Don't know why the ecm/bcm reads that there is a problem on these circuits, but it does happen.

I can't think of one GM car that has a hard to get at coil or ecm/bcm wire. 

OLDSCHOOL - If the wire is there,...use it.
equate 
Copper - Posts: 118
Copper spacespace
Joined: March 07, 2005
Posted: March 26, 2010 at 2:45 PM / IP Logged  
hi bros
I am drunk..couple beers just now..all replies become complicated for me.
anyway, now I know fuel injector gives vary pulses, tach gives stable higher frequencies, anyway..I guess Viper or Compustar will read frequency instead voltage of AC/DC if it is tach mode.
As taught, pulses DC actually is AC, RPM is AC..so you are all right.
I would prefer tach. but some vehicles, it is difficult to get tach wire. It might be hidden under engine cover. but for this question here, I am asking how to use fuel injector for engine starting signal. I guess I understand now.
I did some imported vehicles, I used cam sensor. I used tach wire. I used generator wire sometimes..I havent tried fuel injector before. Be honest, I am not mechanical guy. I dont even know what fuel injector is.
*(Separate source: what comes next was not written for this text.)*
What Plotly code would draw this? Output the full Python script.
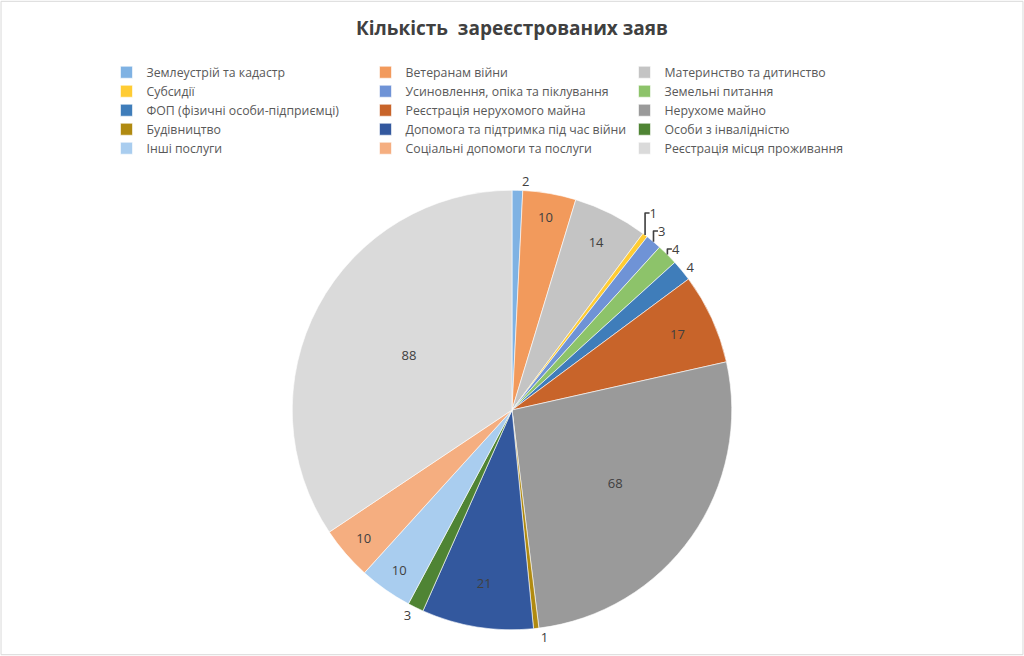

I appreciate that I learn a lot from you experienced teahers.
oldspark 
Gold - Posts: 4,913
Gold spacespace
Joined: November 03, 2008
Location: Australia
Posted: March 26, 2010 at 7:24 PM / IP Logged  
Yes - we are all "not wrong" about pulsed DC containing AC - but it depends on your definition.
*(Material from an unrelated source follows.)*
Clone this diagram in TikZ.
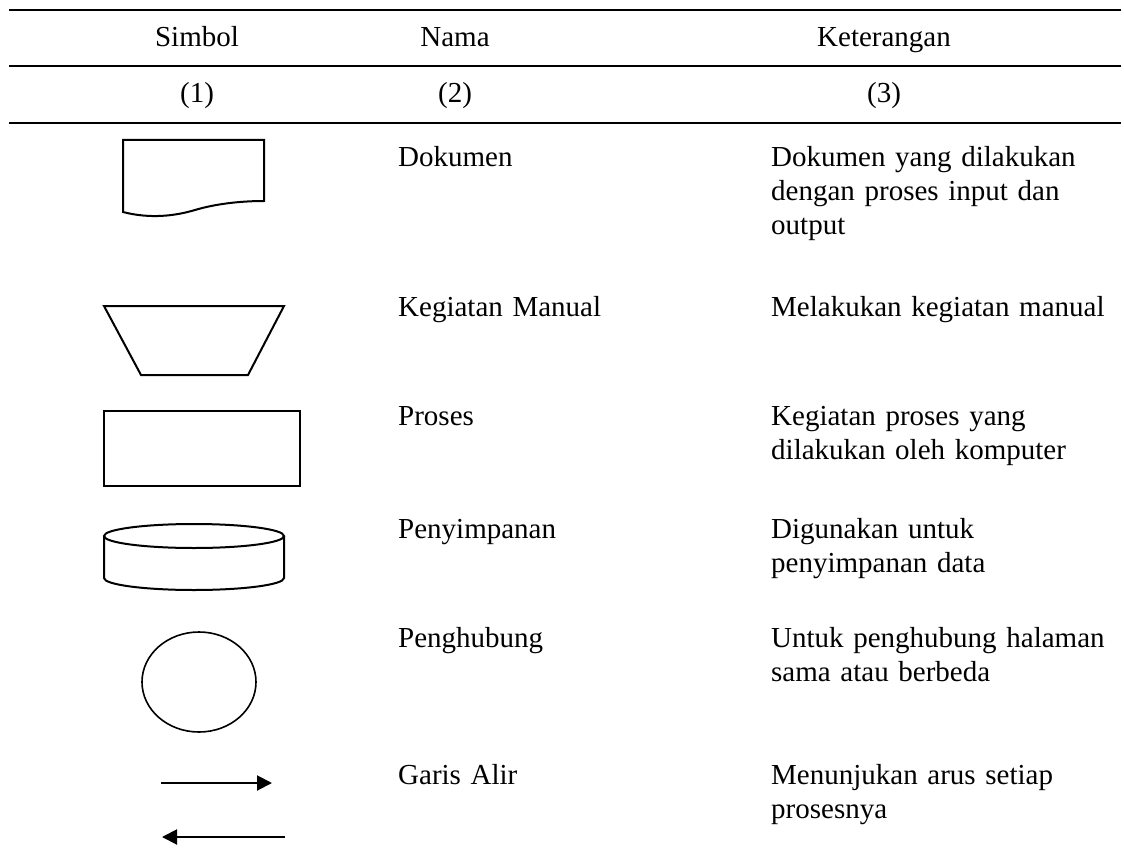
\documentclass[tikz,border=0pt]{standalone}
\usepackage{fontspec}
\setmainfont{Liberation Serif}
\usetikzlibrary{arrows.meta}
\begin{document}
\begin{tikzpicture}[x=1pt,y=-1pt,
  txt/.style={font=\fontsize{29}{34}\selectfont, inner sep=0pt},
  cell/.style={txt, anchor=base west, text width=370pt, align=left},
  head/.style={txt, anchor=base},
  rule/.style={line width=2pt},
  shp/.style={line width=2pt, line join=miter},
  arr/.style={line width=2pt, -{Triangle[length=15pt,width=15pt]}}]
\useasboundingbox (0,0) rectangle (1124,856);
% table rules
\draw[rule] (9,10) -- (1121,10);
\draw[rule] (9,66) -- (1121,66);
\draw[rule] (9,123) -- (1121,123);
% header
\node[head] (h1) at (197,47) {Simbol};
\node[head] (h2) at (455,47) {Nama};
\node[head] (h3) at (884,47) {Keterangan};
\node[head] (n1) at (197,103) {(1)};
\node[head] (n2) at (455,103) {(2)};
\node[head] (n3) at (884,103) {(3)};
% symbols
\draw[shp] (123,140) -- (264,140) -- (264,201)
  .. controls (240,201) and (215,204) .. (195,210)
  .. controls (175,216) and (150,219) .. (123,212) -- cycle;
\draw[shp] (104,306) -- (284,306) -- (248,375) -- (141,375) -- cycle;
\draw[shp] (104,411) rectangle (300,486);
\draw[shp] (194,536) ellipse [x radius=90pt, y radius=12pt];
\draw[shp] (104,536) -- (104,578) arc[start angle=180, end angle=360, x radius=90pt, y radius=12pt] -- (284,536);
\draw[line width=1.6pt] (199,682) ellipse [x radius=57pt, y radius=50pt];
\coordinate (r1) at (161,783);
\coordinate (r2) at (272,783);
\coordinate (l1) at (285,837);
\coordinate (l2) at (162,837);
\draw[arr] (r1) -- (r2);
\draw[arr] (l1) -- (l2);
% names
\node[cell] (a1) at (398,166) {Dokumen};
\node[cell] (a2) at (398,316) {Kegiatan Manual};
\node[cell] (a3) at (398,425) {Proses};
\node[cell] (a4) at (398,538) {Penyimpanan};
\node[cell] (a5) at (398,647) {Penghubung};
\node[cell] (a6) at (398,784) {Garis Alir};
% descriptions
\node[cell] (b1) at (771,166) {Dokumen yang dilakukan\\dengan proses input dan\\output};
\node[cell] (b2) at (771,316) {Melakukan kegiatan manual};
\node[cell] (b3) at (771,425) {Kegiatan proses yang\\dilakukan oleh komputer};
\node[cell] (b4) at (771,538) {Digunakan untuk\\penyimpanan data};
\node[cell] (b5) at (771,647) {Untuk penghubung halaman\\sama atau berbeda};
\node[cell] (b6) at (771,784) {Menunjukan arus setiap\\prosesnya};
\end{tikzpicture}
\end{document}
If DC is "unipolar", then coils & injectors are DC since they are unipolar voltages/currents.
But that is too simple a defintion - DC does not have phase lag nor inductive spikes etc - only AC has that (where AC means a frequency not equal to zero).
But to take from the oft referred Basic Car Audio Electronics ( bcae1.com/acdc.htm) - "You should remember" (near bottom of page):
bcae wrote:
D.C. is a type of voltage which does NOT cross a point of reference at regular intervals.
(And conversely AC does.)
But that's my dash for this thread. No point arguing about whether injector pulses are AC or DC unless you define what AC and DC are.
And depending on those definitions, the answer will be different (and correct!).
The same is true of many things....
I gave the Power Factor example where PF is often defined as cosΦ so that if (fundumental) current & voltage is in phase, PF=1. (The cosine of zero-degrees is 1.)
But cosΦ may be 1 yet the PF may be 0.6 which is typical for many modern power supplies (switched-mode SMPS).
The problem is the definition of PF = cosΦ is a subset of its true definition PF = W/VA which is actually cosΦ x df where df is a distortion factor that takes into account the non-linear switching etc (eg crest factors etc).
Whether those that think pf is cosΦ only are wrong or not may not matter - until they design a power supply for an SMPS thinking cosΦ = 1 therefore the max current = peak current, and therefore their outputs blow up when the peak current is 1/0.6 = 1.67 times their expected peak.
Ah yes, I love watching tendered equipment blow up.
Mad Scientists 
Silver - Posts: 380
Silver spacespace
Joined: February 07, 2004
Location: United States
Posted: March 27, 2010 at 3:21 PM / IP Logged  

 I've always felt that AC means the current flow changes direction (on a regular interval).. an injector line may be pulsing its *** off, but the current direction never changes. so it's DC.